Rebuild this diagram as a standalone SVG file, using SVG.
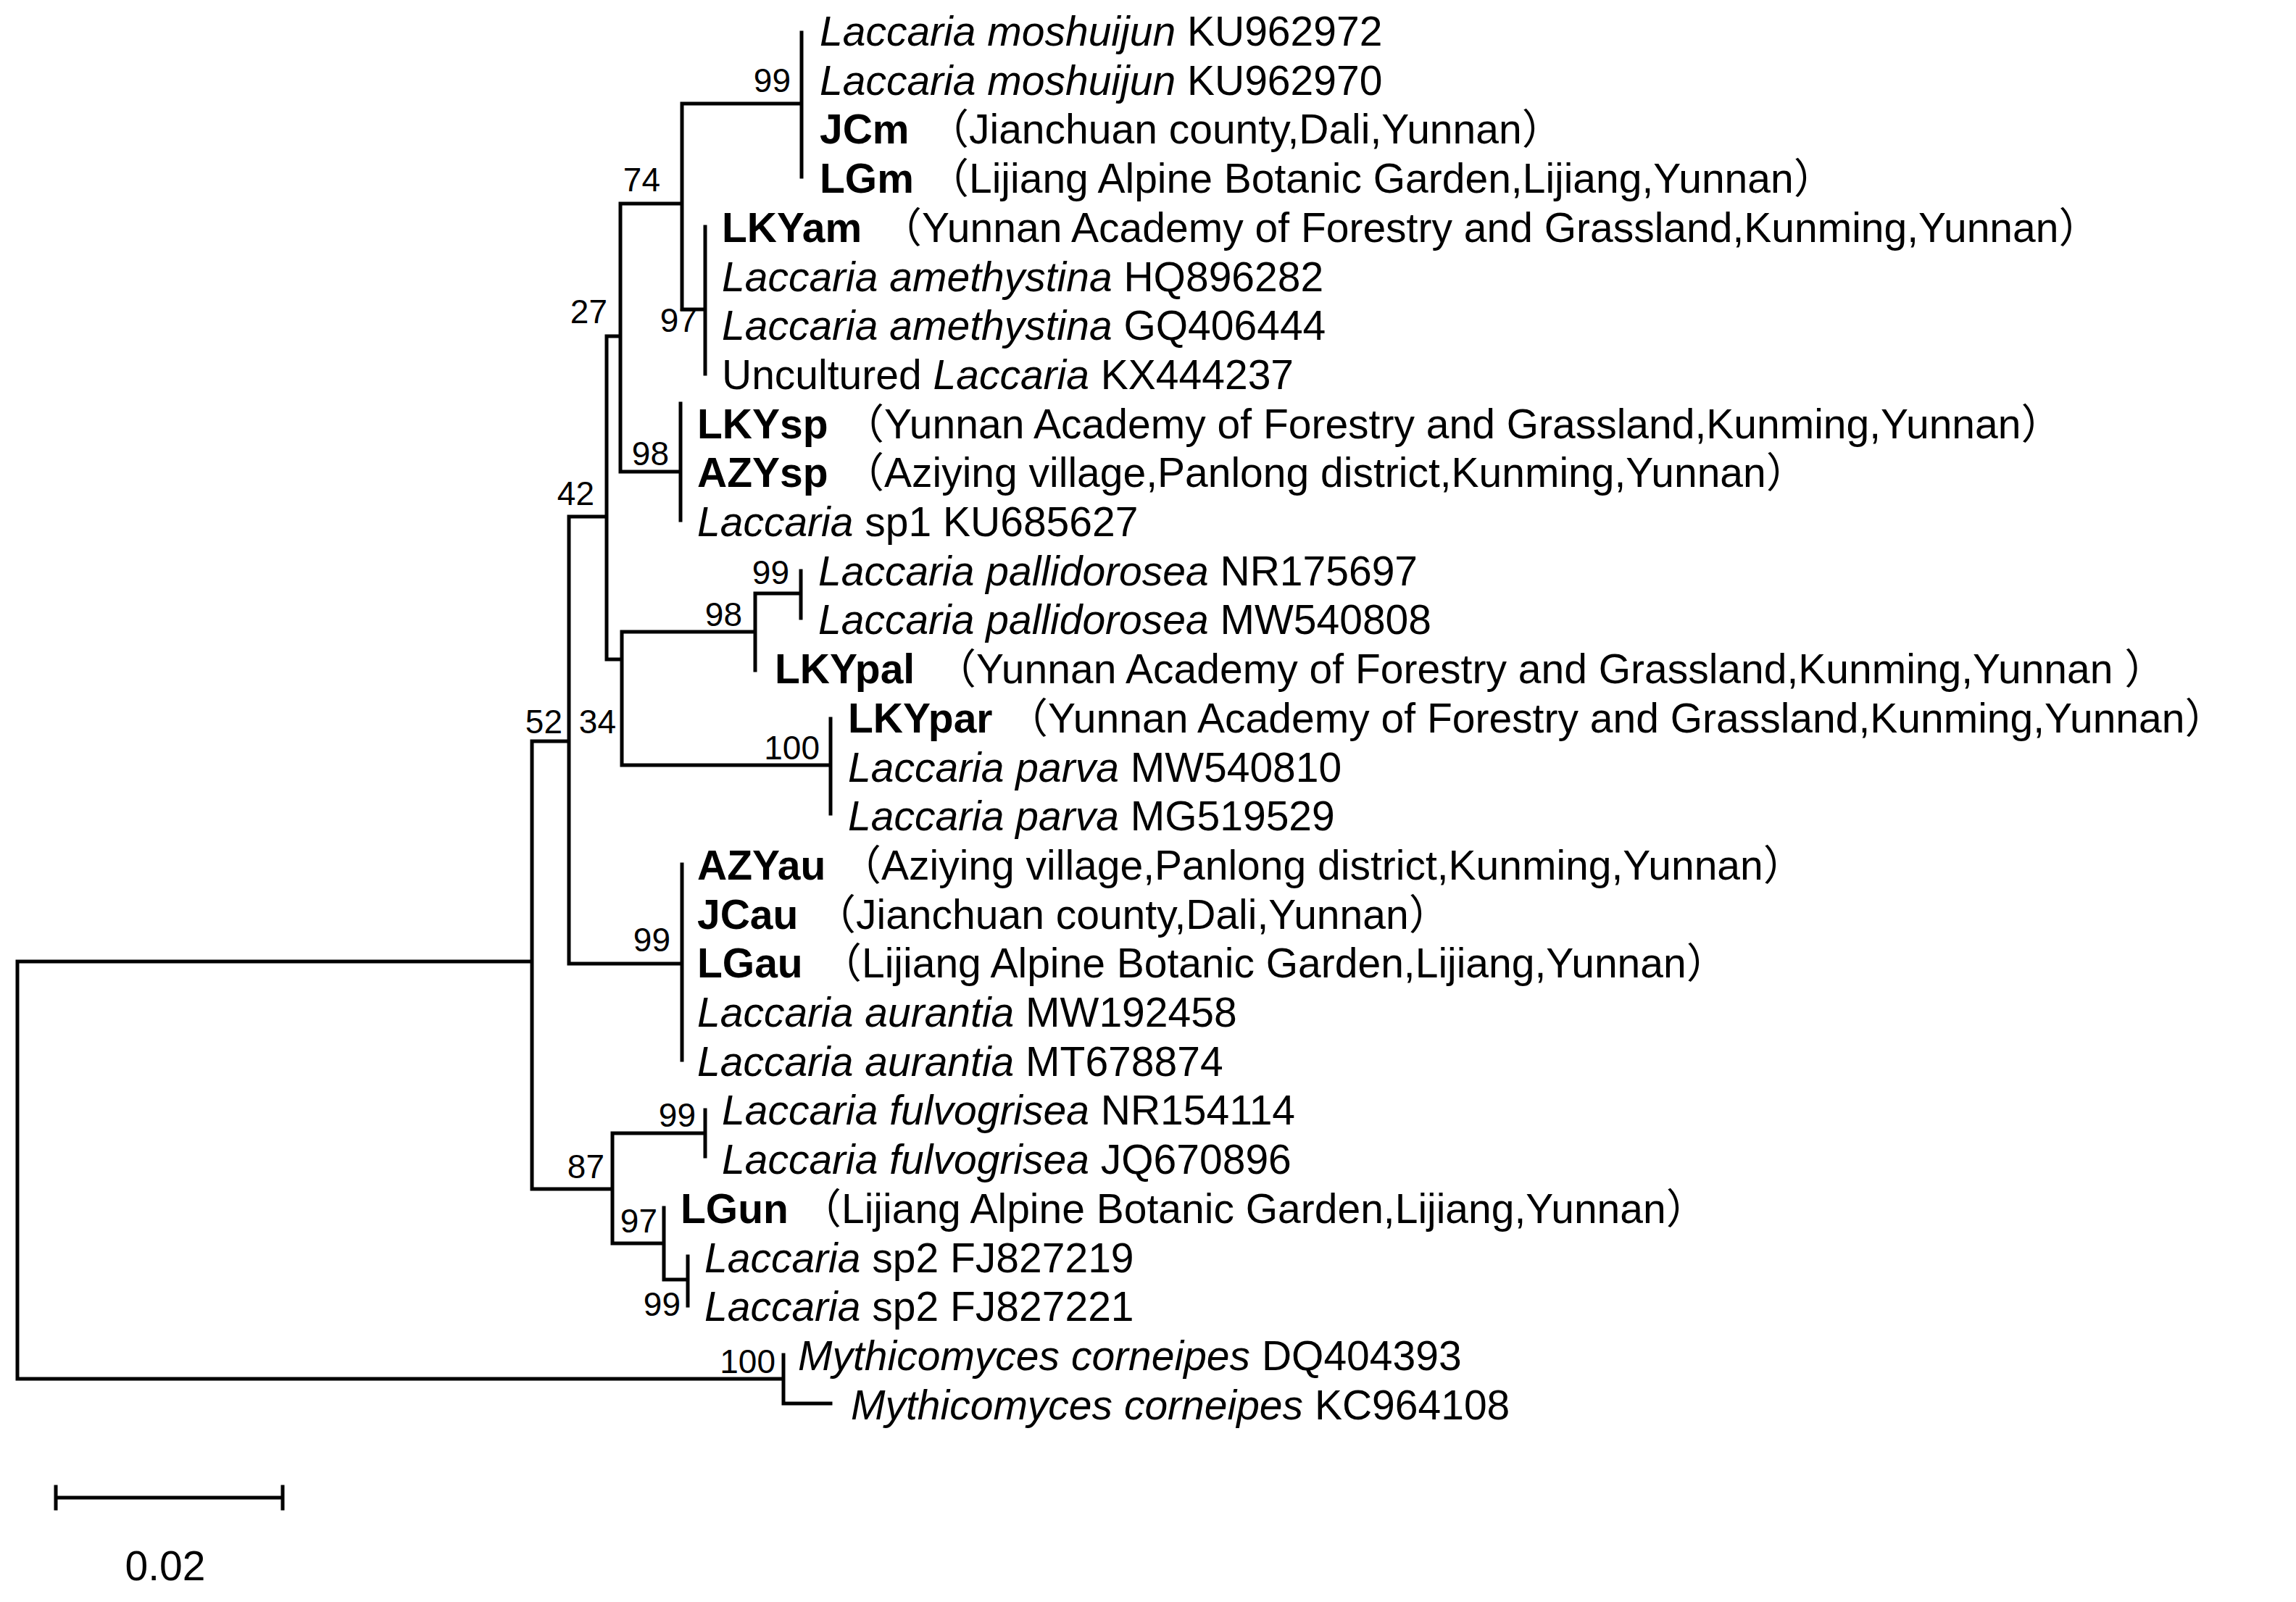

* * *

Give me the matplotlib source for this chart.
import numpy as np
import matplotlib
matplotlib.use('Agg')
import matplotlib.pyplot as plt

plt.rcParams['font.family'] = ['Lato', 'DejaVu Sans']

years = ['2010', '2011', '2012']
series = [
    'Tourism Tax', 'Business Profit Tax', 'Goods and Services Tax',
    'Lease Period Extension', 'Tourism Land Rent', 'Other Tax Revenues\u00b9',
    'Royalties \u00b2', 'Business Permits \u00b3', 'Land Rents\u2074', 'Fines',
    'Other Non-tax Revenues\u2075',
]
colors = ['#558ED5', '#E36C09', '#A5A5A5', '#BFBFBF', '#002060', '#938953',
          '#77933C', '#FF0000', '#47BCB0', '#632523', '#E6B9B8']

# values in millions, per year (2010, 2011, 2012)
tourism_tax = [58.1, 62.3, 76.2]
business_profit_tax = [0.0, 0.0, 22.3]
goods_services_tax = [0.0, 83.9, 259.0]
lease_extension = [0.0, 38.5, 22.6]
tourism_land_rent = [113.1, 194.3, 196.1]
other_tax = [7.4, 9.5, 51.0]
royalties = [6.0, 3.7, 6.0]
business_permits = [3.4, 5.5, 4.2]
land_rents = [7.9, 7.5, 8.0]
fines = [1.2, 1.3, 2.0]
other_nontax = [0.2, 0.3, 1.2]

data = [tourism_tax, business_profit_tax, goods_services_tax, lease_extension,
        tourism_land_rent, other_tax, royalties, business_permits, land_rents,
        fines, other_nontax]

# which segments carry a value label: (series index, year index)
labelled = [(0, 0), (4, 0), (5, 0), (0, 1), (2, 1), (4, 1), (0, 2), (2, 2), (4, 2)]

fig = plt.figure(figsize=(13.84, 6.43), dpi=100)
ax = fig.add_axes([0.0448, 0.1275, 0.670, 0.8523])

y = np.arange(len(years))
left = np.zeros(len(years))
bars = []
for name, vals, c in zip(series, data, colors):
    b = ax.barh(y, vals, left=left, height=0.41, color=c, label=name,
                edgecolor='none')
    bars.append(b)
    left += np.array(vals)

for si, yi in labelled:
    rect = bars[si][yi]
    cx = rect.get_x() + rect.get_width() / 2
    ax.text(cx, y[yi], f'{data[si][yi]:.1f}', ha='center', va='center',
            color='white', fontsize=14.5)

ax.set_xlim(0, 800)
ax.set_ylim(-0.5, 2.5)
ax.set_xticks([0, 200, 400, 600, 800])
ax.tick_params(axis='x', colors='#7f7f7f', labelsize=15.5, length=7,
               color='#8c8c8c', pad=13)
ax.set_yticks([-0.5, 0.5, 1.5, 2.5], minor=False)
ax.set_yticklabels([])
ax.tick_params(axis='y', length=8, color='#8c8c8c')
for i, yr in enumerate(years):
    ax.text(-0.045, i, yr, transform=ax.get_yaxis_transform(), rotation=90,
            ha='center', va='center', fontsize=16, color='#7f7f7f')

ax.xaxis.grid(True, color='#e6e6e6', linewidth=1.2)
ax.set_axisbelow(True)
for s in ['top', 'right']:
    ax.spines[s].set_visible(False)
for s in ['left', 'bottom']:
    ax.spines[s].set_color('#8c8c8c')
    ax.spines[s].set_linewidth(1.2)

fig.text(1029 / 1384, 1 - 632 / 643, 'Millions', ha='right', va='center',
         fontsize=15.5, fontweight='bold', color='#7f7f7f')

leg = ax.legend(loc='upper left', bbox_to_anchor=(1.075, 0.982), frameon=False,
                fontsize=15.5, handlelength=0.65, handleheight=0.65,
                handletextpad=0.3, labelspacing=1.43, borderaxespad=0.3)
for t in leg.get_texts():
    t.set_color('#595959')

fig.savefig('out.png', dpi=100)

==

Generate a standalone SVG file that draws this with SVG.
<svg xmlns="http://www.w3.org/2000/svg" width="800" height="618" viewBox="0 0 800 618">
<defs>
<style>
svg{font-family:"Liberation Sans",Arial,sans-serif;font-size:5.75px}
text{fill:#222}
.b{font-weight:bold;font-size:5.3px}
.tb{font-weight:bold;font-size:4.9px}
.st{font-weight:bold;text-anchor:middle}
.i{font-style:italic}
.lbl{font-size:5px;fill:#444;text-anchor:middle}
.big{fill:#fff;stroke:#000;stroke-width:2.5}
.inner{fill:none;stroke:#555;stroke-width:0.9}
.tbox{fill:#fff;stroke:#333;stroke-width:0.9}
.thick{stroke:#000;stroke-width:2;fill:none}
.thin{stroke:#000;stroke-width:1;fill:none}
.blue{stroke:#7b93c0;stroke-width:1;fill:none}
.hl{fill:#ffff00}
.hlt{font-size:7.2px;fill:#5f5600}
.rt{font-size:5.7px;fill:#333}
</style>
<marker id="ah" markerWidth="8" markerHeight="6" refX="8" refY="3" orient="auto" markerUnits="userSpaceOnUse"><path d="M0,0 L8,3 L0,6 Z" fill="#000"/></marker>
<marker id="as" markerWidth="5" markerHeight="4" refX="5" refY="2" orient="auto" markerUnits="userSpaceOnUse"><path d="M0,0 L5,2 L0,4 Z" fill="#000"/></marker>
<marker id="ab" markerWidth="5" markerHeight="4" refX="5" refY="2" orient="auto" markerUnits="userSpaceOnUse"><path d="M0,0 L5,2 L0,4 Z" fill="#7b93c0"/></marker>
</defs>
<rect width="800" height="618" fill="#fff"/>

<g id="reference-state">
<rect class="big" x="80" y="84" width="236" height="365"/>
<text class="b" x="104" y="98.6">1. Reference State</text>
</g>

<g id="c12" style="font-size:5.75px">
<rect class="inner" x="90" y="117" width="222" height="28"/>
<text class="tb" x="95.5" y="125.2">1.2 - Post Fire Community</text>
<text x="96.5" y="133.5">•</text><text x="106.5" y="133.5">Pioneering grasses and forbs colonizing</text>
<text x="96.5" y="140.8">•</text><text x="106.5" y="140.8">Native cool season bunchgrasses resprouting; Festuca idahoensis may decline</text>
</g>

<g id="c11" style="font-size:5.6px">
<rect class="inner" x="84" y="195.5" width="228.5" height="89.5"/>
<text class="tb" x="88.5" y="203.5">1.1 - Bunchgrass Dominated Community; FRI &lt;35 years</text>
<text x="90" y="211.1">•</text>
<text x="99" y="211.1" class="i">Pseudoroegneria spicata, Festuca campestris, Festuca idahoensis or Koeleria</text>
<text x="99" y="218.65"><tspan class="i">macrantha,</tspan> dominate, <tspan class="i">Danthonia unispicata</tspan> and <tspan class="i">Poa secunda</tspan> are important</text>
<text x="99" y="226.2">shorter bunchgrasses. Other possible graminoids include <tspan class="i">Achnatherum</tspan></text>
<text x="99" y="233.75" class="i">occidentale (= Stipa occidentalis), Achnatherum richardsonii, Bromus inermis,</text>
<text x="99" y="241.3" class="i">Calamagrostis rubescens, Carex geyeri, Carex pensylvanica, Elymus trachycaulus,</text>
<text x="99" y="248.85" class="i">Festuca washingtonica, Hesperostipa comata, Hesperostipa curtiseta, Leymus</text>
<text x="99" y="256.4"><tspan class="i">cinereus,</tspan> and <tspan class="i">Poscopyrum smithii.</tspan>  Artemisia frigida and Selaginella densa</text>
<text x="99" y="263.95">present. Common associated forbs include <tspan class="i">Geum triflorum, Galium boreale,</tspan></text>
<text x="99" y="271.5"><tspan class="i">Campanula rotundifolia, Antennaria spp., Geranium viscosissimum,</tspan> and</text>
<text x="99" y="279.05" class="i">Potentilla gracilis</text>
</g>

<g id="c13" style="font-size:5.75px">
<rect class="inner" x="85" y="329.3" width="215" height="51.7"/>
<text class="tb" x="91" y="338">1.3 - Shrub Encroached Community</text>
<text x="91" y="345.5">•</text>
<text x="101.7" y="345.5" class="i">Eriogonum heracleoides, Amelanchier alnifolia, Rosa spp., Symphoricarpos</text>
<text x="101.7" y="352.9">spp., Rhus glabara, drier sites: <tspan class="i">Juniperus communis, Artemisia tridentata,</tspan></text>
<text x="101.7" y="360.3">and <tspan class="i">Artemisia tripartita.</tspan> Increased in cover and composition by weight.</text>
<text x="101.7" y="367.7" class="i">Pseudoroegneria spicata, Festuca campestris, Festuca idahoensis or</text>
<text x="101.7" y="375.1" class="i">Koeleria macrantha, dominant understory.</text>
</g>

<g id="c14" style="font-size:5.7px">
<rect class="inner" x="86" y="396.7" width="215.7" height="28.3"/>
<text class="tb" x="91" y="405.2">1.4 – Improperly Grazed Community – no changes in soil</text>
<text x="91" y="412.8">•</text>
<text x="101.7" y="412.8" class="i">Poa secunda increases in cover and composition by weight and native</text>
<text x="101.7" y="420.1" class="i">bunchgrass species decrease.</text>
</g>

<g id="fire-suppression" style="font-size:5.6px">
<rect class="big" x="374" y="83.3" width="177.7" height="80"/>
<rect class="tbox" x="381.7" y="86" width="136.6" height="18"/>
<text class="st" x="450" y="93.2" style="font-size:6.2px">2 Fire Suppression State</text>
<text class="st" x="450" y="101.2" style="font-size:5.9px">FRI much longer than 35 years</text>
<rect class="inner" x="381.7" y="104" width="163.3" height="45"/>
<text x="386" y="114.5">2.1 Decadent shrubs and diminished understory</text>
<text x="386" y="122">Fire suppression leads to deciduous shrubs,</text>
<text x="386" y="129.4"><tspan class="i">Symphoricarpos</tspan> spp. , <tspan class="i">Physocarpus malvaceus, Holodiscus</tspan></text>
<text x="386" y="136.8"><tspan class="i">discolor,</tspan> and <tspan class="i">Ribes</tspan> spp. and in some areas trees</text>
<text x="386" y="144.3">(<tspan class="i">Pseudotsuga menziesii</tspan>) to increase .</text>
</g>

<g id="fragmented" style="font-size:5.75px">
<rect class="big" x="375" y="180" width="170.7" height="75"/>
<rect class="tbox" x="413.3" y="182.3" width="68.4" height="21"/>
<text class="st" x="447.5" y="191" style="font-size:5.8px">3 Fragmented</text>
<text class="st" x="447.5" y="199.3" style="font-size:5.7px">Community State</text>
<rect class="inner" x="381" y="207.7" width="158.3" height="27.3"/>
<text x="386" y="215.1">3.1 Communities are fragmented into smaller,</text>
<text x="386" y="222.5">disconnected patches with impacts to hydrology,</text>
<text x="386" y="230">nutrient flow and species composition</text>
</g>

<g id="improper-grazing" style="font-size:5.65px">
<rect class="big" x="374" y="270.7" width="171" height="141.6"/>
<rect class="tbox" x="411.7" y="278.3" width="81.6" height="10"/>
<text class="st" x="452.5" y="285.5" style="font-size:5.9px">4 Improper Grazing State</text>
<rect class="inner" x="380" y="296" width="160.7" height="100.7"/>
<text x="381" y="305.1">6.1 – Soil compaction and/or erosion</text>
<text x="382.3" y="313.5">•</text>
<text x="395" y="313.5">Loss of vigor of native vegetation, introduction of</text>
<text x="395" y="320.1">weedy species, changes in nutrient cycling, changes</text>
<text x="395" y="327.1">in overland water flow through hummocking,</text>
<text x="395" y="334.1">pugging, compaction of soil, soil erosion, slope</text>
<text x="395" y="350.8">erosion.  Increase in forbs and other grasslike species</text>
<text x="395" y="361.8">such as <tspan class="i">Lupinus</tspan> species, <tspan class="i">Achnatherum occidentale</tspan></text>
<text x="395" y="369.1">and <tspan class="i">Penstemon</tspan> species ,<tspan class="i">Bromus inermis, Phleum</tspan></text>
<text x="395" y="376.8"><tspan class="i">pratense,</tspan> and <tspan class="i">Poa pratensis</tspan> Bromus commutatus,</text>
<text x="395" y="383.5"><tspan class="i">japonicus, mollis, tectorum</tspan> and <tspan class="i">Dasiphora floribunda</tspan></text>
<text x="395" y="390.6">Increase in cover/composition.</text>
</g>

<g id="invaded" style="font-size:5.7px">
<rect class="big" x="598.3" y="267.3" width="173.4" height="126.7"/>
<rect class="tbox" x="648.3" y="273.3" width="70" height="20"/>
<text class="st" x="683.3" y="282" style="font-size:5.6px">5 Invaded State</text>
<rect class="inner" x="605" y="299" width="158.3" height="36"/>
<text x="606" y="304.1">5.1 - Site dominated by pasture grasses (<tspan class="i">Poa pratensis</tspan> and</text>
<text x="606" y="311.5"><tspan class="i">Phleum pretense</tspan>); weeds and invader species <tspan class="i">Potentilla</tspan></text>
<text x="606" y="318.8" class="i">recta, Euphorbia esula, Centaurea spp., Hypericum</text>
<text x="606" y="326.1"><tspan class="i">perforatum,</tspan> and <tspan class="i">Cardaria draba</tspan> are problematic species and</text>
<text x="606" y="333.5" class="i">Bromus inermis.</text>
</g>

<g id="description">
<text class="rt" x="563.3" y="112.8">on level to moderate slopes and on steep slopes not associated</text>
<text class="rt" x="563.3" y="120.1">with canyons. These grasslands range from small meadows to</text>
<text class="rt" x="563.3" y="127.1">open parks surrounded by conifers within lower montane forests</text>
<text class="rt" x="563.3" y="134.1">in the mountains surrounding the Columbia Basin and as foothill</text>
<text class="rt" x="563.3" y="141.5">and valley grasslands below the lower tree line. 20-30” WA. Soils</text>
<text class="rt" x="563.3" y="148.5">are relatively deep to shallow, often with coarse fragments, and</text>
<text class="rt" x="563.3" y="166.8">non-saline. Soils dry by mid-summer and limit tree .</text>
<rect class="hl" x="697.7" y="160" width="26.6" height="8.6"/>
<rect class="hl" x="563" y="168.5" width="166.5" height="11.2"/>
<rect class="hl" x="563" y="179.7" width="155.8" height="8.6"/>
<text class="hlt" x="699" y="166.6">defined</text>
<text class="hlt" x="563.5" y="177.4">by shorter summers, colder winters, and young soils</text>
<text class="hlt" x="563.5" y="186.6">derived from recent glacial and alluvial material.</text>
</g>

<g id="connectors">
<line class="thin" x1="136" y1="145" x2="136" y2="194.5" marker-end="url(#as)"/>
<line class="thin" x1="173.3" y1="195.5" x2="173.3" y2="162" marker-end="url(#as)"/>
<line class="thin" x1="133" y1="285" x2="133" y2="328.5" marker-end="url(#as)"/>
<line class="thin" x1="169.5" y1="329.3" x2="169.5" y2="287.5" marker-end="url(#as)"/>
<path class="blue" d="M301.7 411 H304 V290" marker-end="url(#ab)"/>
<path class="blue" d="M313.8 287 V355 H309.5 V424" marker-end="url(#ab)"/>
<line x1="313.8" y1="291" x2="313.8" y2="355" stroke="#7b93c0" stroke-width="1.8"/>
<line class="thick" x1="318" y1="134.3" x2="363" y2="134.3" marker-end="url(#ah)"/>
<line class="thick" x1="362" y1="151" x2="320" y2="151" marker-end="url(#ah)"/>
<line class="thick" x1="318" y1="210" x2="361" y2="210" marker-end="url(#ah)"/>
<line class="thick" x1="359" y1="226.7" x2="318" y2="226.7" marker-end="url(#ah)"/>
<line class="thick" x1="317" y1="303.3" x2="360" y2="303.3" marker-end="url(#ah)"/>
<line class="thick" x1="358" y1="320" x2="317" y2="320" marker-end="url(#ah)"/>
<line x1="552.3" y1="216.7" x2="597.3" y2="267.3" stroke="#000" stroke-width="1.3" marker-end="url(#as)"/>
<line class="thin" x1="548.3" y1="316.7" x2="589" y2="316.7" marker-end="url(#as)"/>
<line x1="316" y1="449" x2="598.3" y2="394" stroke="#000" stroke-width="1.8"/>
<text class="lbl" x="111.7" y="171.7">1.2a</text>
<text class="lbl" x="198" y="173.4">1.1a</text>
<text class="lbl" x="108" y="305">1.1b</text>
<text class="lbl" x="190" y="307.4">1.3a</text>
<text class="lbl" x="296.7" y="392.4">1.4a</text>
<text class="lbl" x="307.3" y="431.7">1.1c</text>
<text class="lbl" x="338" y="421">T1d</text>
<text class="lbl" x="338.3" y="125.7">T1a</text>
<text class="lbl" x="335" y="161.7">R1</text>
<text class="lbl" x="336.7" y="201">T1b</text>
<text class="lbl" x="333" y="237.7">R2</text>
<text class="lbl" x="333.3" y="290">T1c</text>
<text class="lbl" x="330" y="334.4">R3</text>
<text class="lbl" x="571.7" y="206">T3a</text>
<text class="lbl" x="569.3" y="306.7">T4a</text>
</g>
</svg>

- [Work instructions] For each line of the listing that holds the word "file", show that line.

- [Written answer]
Rebuild this diagram as a standalone SVG file, using SVG.
Generate a standalone SVG file that draws this with SVG.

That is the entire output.